The folks at Juniper HQ will be patting themselves on the back, as Q2 results blow expectations out of the water

Shares soared by more than 11% as Juniper Networks reported a much better than expected second quarter.

In fact, relative to expectations, Juniper’s results will have executives dancing in the streets. The networking vendor reported earnings of $158m, or 40 cents a share, on revenue of $1.22bn.

Revenue fell by 1% year-on-year, but Wall Street was looking for 40 cents a share on revenue of $1.11bn, so – happy days. Excluding stock-based compensation and other items, earnings rose to 53 cents per share from 40 cents a year earlier.

Profit was down by 29% year-on-year; however this was due to a spike in the year-ago period tied to a patent settlement with Palo Alto Networks. Sequentially, it was an increase of 97%.

Times have been tough for Juniper, with the rise of software defined networking having an impact on the firm’s core offering. On top of that, its CEO resigned last November following a board review of conduct over negotiations with a customer. In February, activist investor Elliot Management leaned on the business, ultimately getting two independent directors added to the board.

Under increased pressure from pesky investors, the Sunnyvale, California-based company booked $207.7m in restructuring charges and set in motion an aggressive cost-cutting plan. The results indicate that the move is starting to pay off.

“We are pleased to report strong sequential revenue growth from the first quarter across all technologies, which reflects the strength of our innovative product portfolio as well as our continued focus on execution,” said CEO Rami Rahim, in the usual post-results back patting ceremony. “Overall, this quarter is a good proof point that Juniper’s strategy is winning and the investments we have made are producing positive results. Our results reflect the diversity of our customer base and we believe this positions us well to capitalize on the market opportunity throughout 2015 and beyond.”

As part of Operation Save The Business, Juniper committed to return a total of $4.1bn to shareholders by the end of 2016. The company said in a statement that, to date, it had made good on approximately $3.4bn of its promise.

Gross margin improved to 63.9% in the second quarter, from 60.9% a year earlier.

For the third quarter, Juniper estimates it will make 50-54 cents per share on revenues of $1.23bn, give or take 20 mill. Wall Street is expecting somewhere closer to the region of 46 cents per share on $1.16bn.

“We exceeded both our revenue and earnings expectations for the quarter, a reflection of the strength in our underlying business and the focused execution of our strategy,” said Robyn Denholm, chief financial and operations officer of Juniper Networks.
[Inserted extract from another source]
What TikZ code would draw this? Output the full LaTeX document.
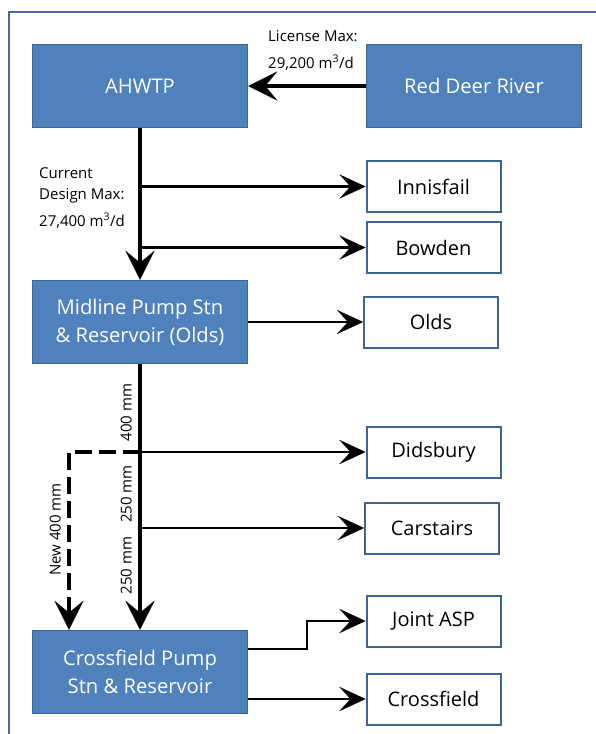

“We remain committed to our strong focus on operational fundamentals and the effective management of our cost structure. I want to commend our team for remaining laser focused on driving revenue growth and operating efficiency.”

Juniper finds itself at an interesting crossroad. To the optimist, it would be easy to declare ‘mission accomplished’ at this stage. The networking company has successfully navigated myriad challenges and has turned a corner once and for all.
 
To a pessimist (and George W. Bush), however, the words ‘mission accomplished’ are dangerous ones to wield. Juniper still faces its single biggest challenge, which is that carriers are gaining confidence in software-based equipment, rendering its bread and butter offering more of a pudding than a main course.